═══ STORED DATA ═══

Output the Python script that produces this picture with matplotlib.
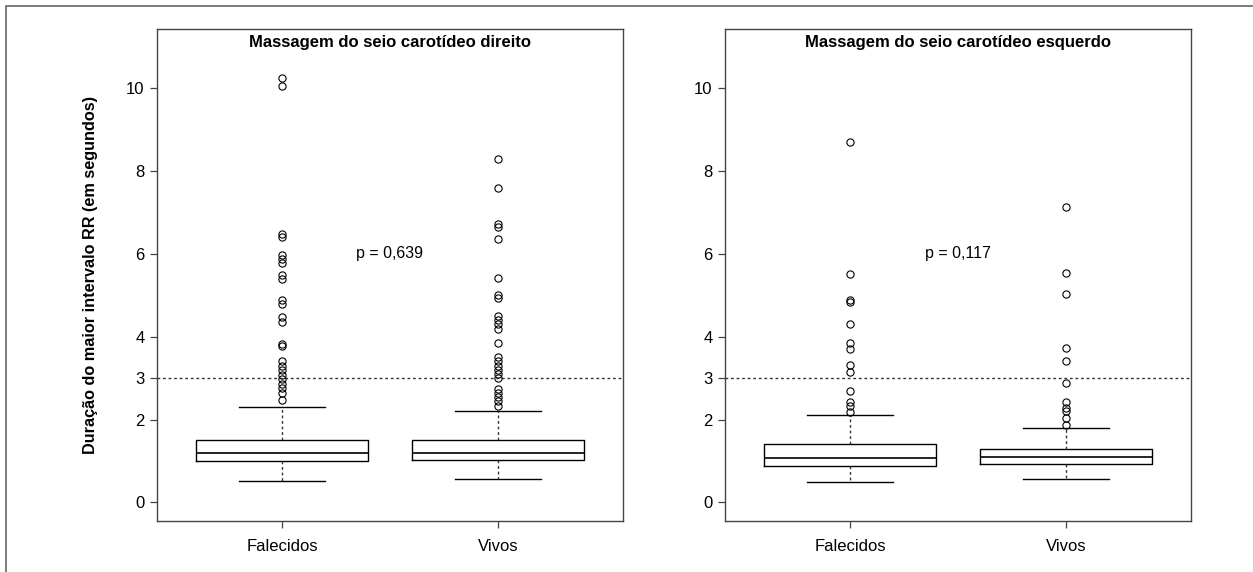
import matplotlib
matplotlib.use("Agg")
import matplotlib.pyplot as plt
from matplotlib.patches import Rectangle

# ---- data ----
groups = ["Falecidos", "Vivos"]
titles = ["Massagem do seio carotídeo direito", "Massagem do seio carotídeo esquerdo"]
p_labels = ["p = 0,639", "p = 0,117"]
y_label = "Duração do maior intervalo RR (em segundos)"
y_ticks = [0, 2, 3, 4, 6, 8, 10]
cutoff = 3

# box stats: whislo, q1, median, q3, whishi
dir_falecidos_box = [0.51, 0.99, 1.20, 1.52, 2.31]
dir_vivos_box = [0.57, 1.02, 1.20, 1.52, 2.20]
esq_falecidos_box = [0.50, 0.89, 1.08, 1.40, 2.11]
esq_vivos_box = [0.57, 0.93, 1.09, 1.29, 1.79]

dir_falecidos_out = [10.25, 10.05, 6.48, 6.40, 5.97, 5.88, 5.78, 5.50, 5.40,
                     4.89, 4.80, 4.49, 4.35, 3.82, 3.77, 3.42, 3.30, 3.19,
                     3.08, 2.99, 2.87, 2.77, 2.65, 2.48]
dir_vivos_out = [8.29, 7.60, 6.72, 6.64, 6.37, 5.43, 5.01, 4.93, 4.51, 4.41,
                 4.31, 4.20, 3.86, 3.51, 3.41, 3.30, 3.20, 3.10, 3.00, 2.74,
                 2.64, 2.54, 2.44, 2.34]
esq_falecidos_out = [8.70, 5.52, 4.89, 4.85, 4.32, 3.85, 3.70, 3.33, 3.16,
                     2.70, 2.43, 2.32, 2.18]
esq_vivos_out = [7.13, 5.54, 5.03, 3.73, 3.42, 2.88, 2.42, 2.28, 2.20, 2.04, 1.86]

panels = [
    [(dir_falecidos_box, dir_falecidos_out), (dir_vivos_box, dir_vivos_out)],
    [(esq_falecidos_box, esq_falecidos_out), (esq_vivos_box, esq_vivos_out)],
]

plt.rcParams['font.family'] = ['Liberation Sans', 'DejaVu Sans']

fig = plt.figure(figsize=(12.53, 5.72), dpi=100)

# outer frame
fig.add_artist(Rectangle((6 / 1253, -0.1), 1.2, 1.1 - 6 / 572,
                         transform=fig.transFigure, fill=False,
                         edgecolor="#666666", lw=1.2))

edge = "#444444"
lefts = [157 / 1253, 725 / 1253]
for i, left in enumerate(lefts):
    ax = fig.add_axes([left, 0.0897, 466 / 1253, 0.8601])
    stats = []
    for name, (box, out) in zip(groups, panels[i]):
        stats.append(dict(label=name, whislo=box[0], q1=box[1], med=box[2],
                          q3=box[3], whishi=box[4], fliers=out))
    ax.bxp(stats, positions=[1, 2], widths=0.8,
           boxprops=dict(color="black", lw=1.0),
           medianprops=dict(color="black", lw=1.2),
           whiskerprops=dict(color="#333333", lw=1.0, linestyle=(0, (2, 2))),
           capprops=dict(color="black", lw=1.0), capwidths=0.4,
           flierprops=dict(marker="o", markersize=5.2, markerfacecolor="none",
                           markeredgecolor="black", markeredgewidth=0.8))
    ax.axhline(cutoff, color="#333333", lw=1.0, linestyle=(0, (2, 2)), zorder=0)
    ax.set_xlim(0.42, 2.58)
    ax.set_ylim(-0.44, 11.44)
    ax.set_yticks(y_ticks)
    ax.set_xticks([1, 2])
    ax.set_xticklabels(groups)
    ax.tick_params(labelsize=12, length=5, width=0.9, color=edge)
    ax.tick_params(axis="y", pad=4)
    ax.tick_params(axis="x", pad=8)
    for s in ax.spines.values():
        s.set_color(edge)
        s.set_linewidth(1.0)
    ax.text(0.5, 0.988, titles[i], transform=ax.transAxes, ha="center",
            va="top", fontsize=12, fontweight="bold")
    ax.text(1.5, 6.0, p_labels[i], ha="center", va="center", fontsize=11.5)
    if i == 0:
        ax.set_ylabel(y_label, fontsize=11.7, fontweight="bold", labelpad=20)

fig.savefig("out.png", dpi=100)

═══

GIVEN REQUEST: Could the lines from the top of the material through the line with "esq_vivos_box = [0.57, 0.93, 1.09, 1.29, 1.79]" be repeated exactly, pictures left out?

PROBLEM SOLUTION:
Output the Python script that produces this picture with matplotlib.
import matplotlib
matplotlib.use("Agg")
import matplotlib.pyplot as plt
from matplotlib.patches import Rectangle

# ---- data ----
groups = ["Falecidos", "Vivos"]
titles = ["Massagem do seio carotídeo direito", "Massagem do seio carotídeo esquerdo"]
p_labels = ["p = 0,639", "p = 0,117"]
y_label = "Duração do maior intervalo RR (em segundos)"
y_ticks = [0, 2, 3, 4, 6, 8, 10]
cutoff = 3

# box stats: whislo, q1, median, q3, whishi
dir_falecidos_box = [0.51, 0.99, 1.20, 1.52, 2.31]
dir_vivos_box = [0.57, 1.02, 1.20, 1.52, 2.20]
esq_falecidos_box = [0.50, 0.89, 1.08, 1.40, 2.11]
esq_vivos_box = [0.57, 0.93, 1.09, 1.29, 1.79]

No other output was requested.